I built both old and new version of the available layouts of this project, and they both worked as soon as plugged to amp / guitar.
Thanks for the great post RG, things are getting clearer and clearer about how this circuit works.
On my site i suggested to adapt the zener value depending on what FET you're using, so the second Slow Gear I've built uses a BF245.
Make sure that the envelope follower is working by measuring voltage at the end of its section (positive side of C6 on my schem http://topopiccione.atspace.com/pjimages/BossSG1Sch.gif ) by measuring it during silence and as soon as you struck a chord.

I noticed that both my SG-1 doesn't work with my hollow-body Ibanez artcore. Mark Hammer said that one possible cause of this was the different harmonic content of this guitar (full of basses), and the subsequent bad behaviour of the envelope follower. I had no time to investigate more, however.

[Paul Marossy]

I  built both old and new version of the available layouts of this project, and they both worked as soon as plugged to amp / guitar.

Yeah, that's what really bugs me about this one. I usually have a circuit work fine immediately when testing, but not this time. And I have even used J201s in my Phase 45 clone, which aren't supposed to work in that circuit... 

[R.G.]

Paul: I suspect that there's a forehead-slapping Doh! in there waiting for you to find it, perhaps not the FET or not just the FET. Is the audio signal full sized before it gets into the FET?

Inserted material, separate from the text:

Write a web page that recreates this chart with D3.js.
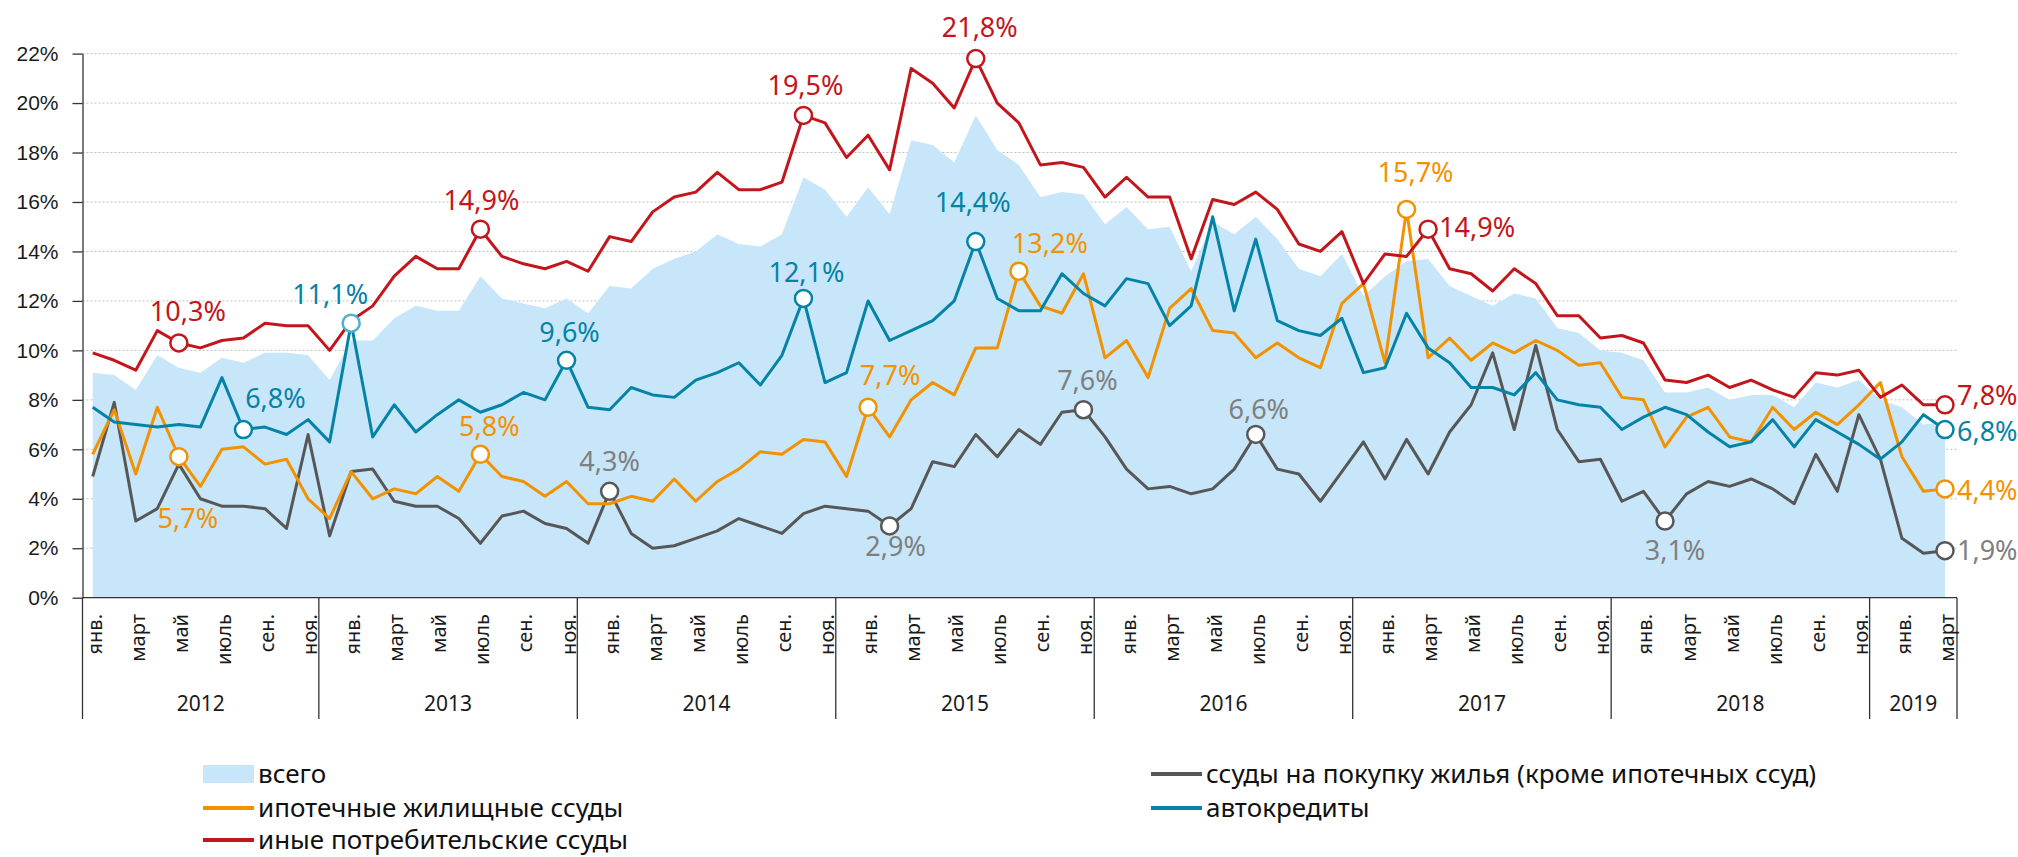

Others: The ADSR question is one that I've played with several times. ADSR is something the synth guys do to make a continuous-level signal sound real. A guitar signal is an AR signal - it has only attack and release, at least noticeably. ADSR is the most general case, for an instrument like a horn where there is an attack blip that decays, the tone sustains as long as you blow, and releases quickly when you quit.

You can make a guitar be quasi-constant volume by either clipping the devil out of it or with a compressor. Once you've done that, you can impose ADSR on top of that relatively level tone and reshape the dynamics some. I would approach this by
(a) making up a good constant level chain with a compressor, perhaps some clipping.
(b) making a "gate" sidechain to derive a logic signal that tells you when the signal is above X level
(c) using the gate to fire an ADSR which modulates the constant level signal in (a)

It's complicated, but it gets you closer to the more-generalized reshaping that the discussion has been sniffing at.